The paper deal will allow GWB, headed by Eighties whizzkid Tony Gartland, to pick up Select's pounds 5m cash pile, while providing an exit for some of the shell's shareholders. GWB will also get a secondary benefit from Select's pounds 86m in capital losses, which it will be able to offset against its own capital gains.
Plans call for pounds 600,000 of new stock to be issued to cover the costs of the transaction. However, the new issue is thought to be twice over- subscribed, and additional shares could be issued to satisfy institutional demand.
After a one-for-20 share consolidation the new stock will be valued at pounds 1, up slightly from 4.5p when Select's shares were suspended but double the 2.5p level they were at a few weeks ago.

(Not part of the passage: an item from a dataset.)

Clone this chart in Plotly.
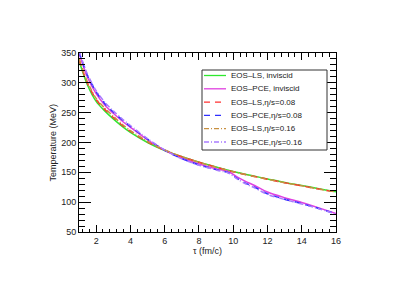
import plotly.graph_objects as go

# ---- data ----
tau_ls = [1, 1.5, 2, 2.5, 3, 3.5, 4, 5, 6, 7, 8, 9, 10, 11, 12, 13, 14, 15, 16]
T_ls_ideal = [337, 296, 269, 253, 239.5, 227.5, 217, 200, 186.5, 176, 167, 159, 151.5, 145, 139, 133, 128, 122.5, 117.5]
T_ls_008 = [339, 299, 272, 255.5, 242, 229.5, 219, 201, 187, 176, 167, 158.5, 151, 144.5, 138.5, 132.5, 127.5, 122, 117]
T_ls_016 = [341, 301, 274, 257.5, 244, 231, 220, 202, 187.5, 176.5, 167, 158.5, 151, 144.5, 138.5, 132.5, 127.5, 122, 117]

tau_pce = [1, 1.5, 2, 2.5, 3, 3.5, 4, 5, 6, 7, 8, 9, 9.75, 10.25, 10.75, 11.25, 12, 13, 14, 15, 16]
T_pce_ideal = [350, 309, 282, 263, 249, 236.5, 225.5, 204.5, 187, 174, 164, 156, 151, 142, 134.5, 128, 117, 107.5, 99.5, 90.5, 81]
T_pce_008 = [352, 312, 285, 265.5, 251, 238.5, 227, 205.5, 187, 173, 162.5, 154.5, 149, 139.5, 131.5, 125, 114, 105, 97.5, 89.5, 80.5]
T_pce_016 = [354, 314, 287, 267.5, 253, 240, 228.5, 206.5, 187.5, 172.5, 162, 154, 148.5, 138.5, 130.5, 124, 113, 104.5, 97, 89, 80]

series_names = ["EOS\u2013LS, inviscid", "EOS\u2013PCE, inviscid", "EOS\u2013LS,\u03b7/s=0.08",
                "EOS\u2013PCE,\u03b7/s=0.08", "EOS\u2013LS,\u03b7/s=0.16", "EOS\u2013PCE,\u03b7/s=0.16"]
series_x = [tau_ls, tau_pce, tau_ls, tau_pce, tau_ls, tau_pce]
series_y = [T_ls_ideal, T_pce_ideal, T_ls_008, T_pce_008, T_ls_016, T_pce_016]
series_colors = ["#2ee82e", "#e040e0", "#ff3030", "#3030ff", "#c89040", "#a97cff"]
series_dash = ["solid", "solid", "6px,5px", "6px,5px", "5px,2px,1px,2px", "5px,2px,1px,2px"]

x_ticks = [2, 4, 6, 8, 10, 12, 14, 16]
y_ticks = [50, 100, 150, 200, 250, 300, 350]

FONT = "Liberation Sans, Arial, sans-serif"

fig = go.Figure()
for name, xs, ys, c, d in zip(series_names, series_x, series_y, series_colors, series_dash):
    fig.add_trace(go.Scatter(x=xs, y=ys, mode="lines", name=name,
                             line=dict(color=c, width=1.5, dash=d, shape="spline", smoothing=0.8),
                             showlegend=False))

W, H = 415, 285
L, R, T, B = 79, 79, 53, 53
pw, ph = W - L - R, H - T - B

def xp(px):
    return (px - L) / pw

def yp(py):
    return (H - B - py) / ph

# manual legend (ROOT style compact box)
shapes = [dict(type="rect", xref="paper", yref="paper", x0=xp(202), x1=xp(327), y0=yp(150), y1=yp(70),
               line=dict(color="#333333", width=1), fillcolor="white", layer="above")]
annotations = []
for i, (name, c, d) in enumerate(zip(series_names, series_colors, series_dash)):
    py = 75.5 + 13.3 * i
    shapes.append(dict(type="line", xref="paper", yref="paper", x0=xp(204), x1=xp(226), y0=yp(py), y1=yp(py),
                       line=dict(color=c, width=1.3, dash=d), layer="above"))
    annotations.append(dict(text=name, xref="paper", yref="paper", x=xp(229), y=yp(py), xanchor="left",
                            yanchor="middle", showarrow=False, font=dict(family=FONT, size=8, color="#222")))

annotations.append(dict(text="\u03c4 (fm/c)", xref="paper", yref="paper", x=0.5, y=yp(250.5), xanchor="center",
                        yanchor="middle", showarrow=False, font=dict(family=FONT, size=9, color="#222")))
annotations.append(dict(text="Temperature (MeV)", xref="paper", yref="paper", x=xp(52), y=0.5, xanchor="center",
                        yanchor="middle", textangle=-90, showarrow=False, font=dict(family=FONT, size=9, color="#222")))

fig.update_layout(
    width=W, height=H,
    margin=dict(l=L, r=R, t=T, b=B),
    paper_bgcolor="white", plot_bgcolor="white",
    shapes=shapes, annotations=annotations,
    font=dict(family=FONT, size=9, color="#222"),
    xaxis=dict(range=[1, 16], tickvals=x_ticks, ticktext=[str(v) for v in x_ticks],
               showgrid=False, zeroline=False, showline=True, linecolor="black", linewidth=1,
               mirror="allticks", ticks="inside", ticklen=7, tickcolor="black", tickwidth=1,
               minor=dict(dtick=0.4, tick0=0, ticks="inside", ticklen=3.5, tickcolor="black", tickwidth=1, showgrid=False),
               tickfont=dict(family=FONT, size=9, color="#222")),
    yaxis=dict(range=[50, 350], tickvals=y_ticks, ticktext=[str(v) for v in y_ticks],
               showgrid=False, zeroline=False, showline=True, linecolor="black", linewidth=1,
               mirror="allticks", ticks="inside", ticklen=12, tickcolor="black", tickwidth=1,
               minor=dict(dtick=10, tick0=0, ticks="inside", ticklen=6, tickcolor="black", tickwidth=1, showgrid=False),
               tickfont=dict(family=FONT, size=9, color="#222")),
)

fig.write_html("out.html", config={"displayModeBar": False},
               post_script="document.body.style.margin='0';document.body.style.overflow='hidden';")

Halifax-based GWB is a unique company, crossing a venture capital firm with a traditional industrial conglomerate. It was formed by the executive team that took a small electrical firm, FKI, and built it into a pounds 600m conglomerate during the 1980s. The 1987 stock market crash marked the end of the good times for the acquisition-driven group, and in 1991 Mr Gartland stepped down as chairman. Meanwhile he, with FKI colleagues Jeff Whalley and James Barker, had set up GWB to buy up small companies.
They buy or create small companies, merge similar ones, float them when they are worth pounds 10m to pounds 15m and use the new capital to continue an aggressive growth strategy until they are 10 times that size.